A possible case of mistaken identity. Painfully, that is all US detectives could share with Philippine Consul General Elmer Cato a few days into their investigation of the fatal shooting of 36-year-old Filipino lawyer John Albert Laylo in Philadelphia last weekend.

There have been no suspects named, no arrests made, no witnesses to ID a gunman, and no conclusive CCTV footage brought to the fore. Yet the Philadelphia Police Department (PPD) has already made out this senseless killing as possibly just “a case of mistaken identity.”

I guess that confirms we have no monopoly of the “pulis patolas” in the world. I had expected more from the PPD, being the fourth largest police force in the US. And frankly, as a Filipino with family in the US, I’d like to be comforted by believing in the first-world supremacy of their criminal justice system.

It sounds to me, though, like Philly homicide investigators are arbitrarily discounting the attack on Laylo as a circumstance-aggravating hate crime against Asians – something worth exploring since it is no secret that racist-driven crimes have been increasing in the States. Sweeping the “possibility” of that angle under the rug does not help the national campaign against it.

Amid the surge in gun violence across America – 246 this year as of June 5, according to the non-profit group Gun Violence Archive – Laylo’s killing in the University City area of Philadelphia was one of three separate gun attacks in the city that weekend, including one that left a teenager dead.

 Exactly two weeks before, a mass shooting resulted in three dead and several wounded, just five kilometers from the spot where the Uber vehicle was taking Laylo and his mom to the airport was repeatedly shot at. How many more of these cases do they need to become expert sleuths at solving these gun attacks? With a strong wake-up call from our Philippine mission over there – hopefully, no more.

*         *         *

No one can deny a lukewarm acceptance of another Marcos occupying the seat of power.

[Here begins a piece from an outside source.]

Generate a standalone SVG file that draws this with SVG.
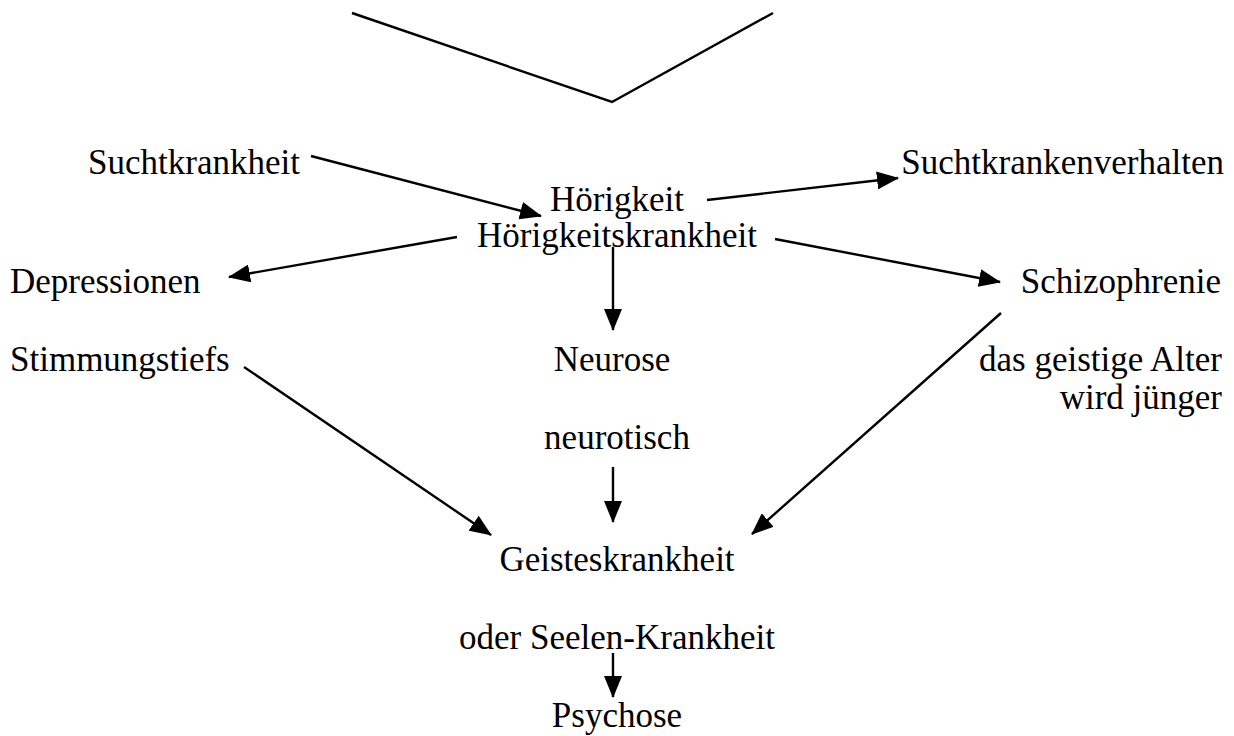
<svg xmlns="http://www.w3.org/2000/svg" width="1234" height="736" viewBox="0 0 1234 736">
<style>
text{font-family:"Liberation Serif","Times New Roman",serif;font-size:35px;fill:#000}
.m{text-anchor:middle}
.e{text-anchor:end}
.c{stroke:#000;stroke-width:2.4;fill:none}
.a{marker-end:url(#ah)}
</style>
<defs>
<marker id="ah" markerUnits="userSpaceOnUse" markerWidth="22" markerHeight="18" viewBox="0 0 22 18" refX="21" refY="9" orient="auto">
<path d="M0,0 L22,9 L0,18 z" fill="#000"/>
</marker>
</defs>
<rect width="1234" height="736" fill="#fff"/>
<g id="connectors">
<polyline class="c" points="352,13 612,102 773,13"/>
<line class="c a" x1="311" y1="156" x2="541" y2="216"/>
<line class="c a" x1="707" y1="200" x2="898" y2="178"/>
<line class="c a" x1="457" y1="237" x2="229" y2="277"/>
<line class="c a" x1="775" y1="239" x2="1000" y2="282"/>
<line class="c a" x1="613" y1="247" x2="613" y2="330"/>
<line class="c a" x1="244" y1="367" x2="491" y2="535"/>
<line class="c a" x1="613" y1="467" x2="613" y2="522"/>
<line class="c a" x1="1001" y1="313" x2="752" y2="534"/>
<line class="c a" x1="613" y1="653" x2="613" y2="697"/>
</g>
<g id="n-suchtkrankheit"><text x="88" y="174">Suchtkrankheit</text></g>
<g id="n-hoerigkeit"><text class="m" x="617" y="211">Hörigkeit</text><text class="m" x="617" y="247">Hörigkeitskrankheit</text></g>
<g id="n-suchtkrankenverhalten"><text class="e" x="1224" y="174">Suchtkrankenverhalten</text></g>
<g id="n-depressionen"><text x="10" y="293">Depressionen</text></g>
<g id="n-schizophrenie"><text class="e" x="1221" y="293">Schizophrenie</text></g>
<g id="n-stimmungstiefs"><text x="10" y="371">Stimmungstiefs</text></g>
<g id="n-neurose"><text class="m" x="612" y="371">Neurose</text></g>
<g id="n-alter"><text class="e" x="1222" y="371">das geistige Alter</text><text class="e" x="1222" y="409">wird jünger</text></g>
<g id="n-neurotisch"><text class="m" x="617" y="449">neurotisch</text></g>
<g id="n-geisteskrankheit"><text class="m" x="617" y="571">Geisteskrankheit</text></g>
<g id="n-seelenkrankheit"><text class="m" x="617" y="649">oder Seelen-Krankheit</text></g>
<g id="n-psychose"><text class="m" x="617" y="727">Psychose</text></g>
</svg>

At the very least, that bodes true for among us in the one-third of this nation who did not vote for him.

But Bongbong Marcos did well this week to impress ahead of his June 30 inaugural as the republic’s 17th president. He announced, amid biding his time for perfect fits to key Cabinet posts, that he would be heading the Department of Agriculture.

I’m far from a historian, but if my memory serves me right, this is the only time a Philippine president takes on the agriculture chief job. And it may be the absolute best time for that to happen because he is personifying the government’s priority for agriculture.

Amid the economic crunch, inflation, food security dependent on imports, corruption, a mismanaged tariffs system, and other monumental lapses in the DA, Bongbong Marcos is, in effect, saying, “I am taking the bull by the horns. The buck stops with me.”

Even if I never rooted for him in the polls, this is one job I hope he succeeds in for all our sakes.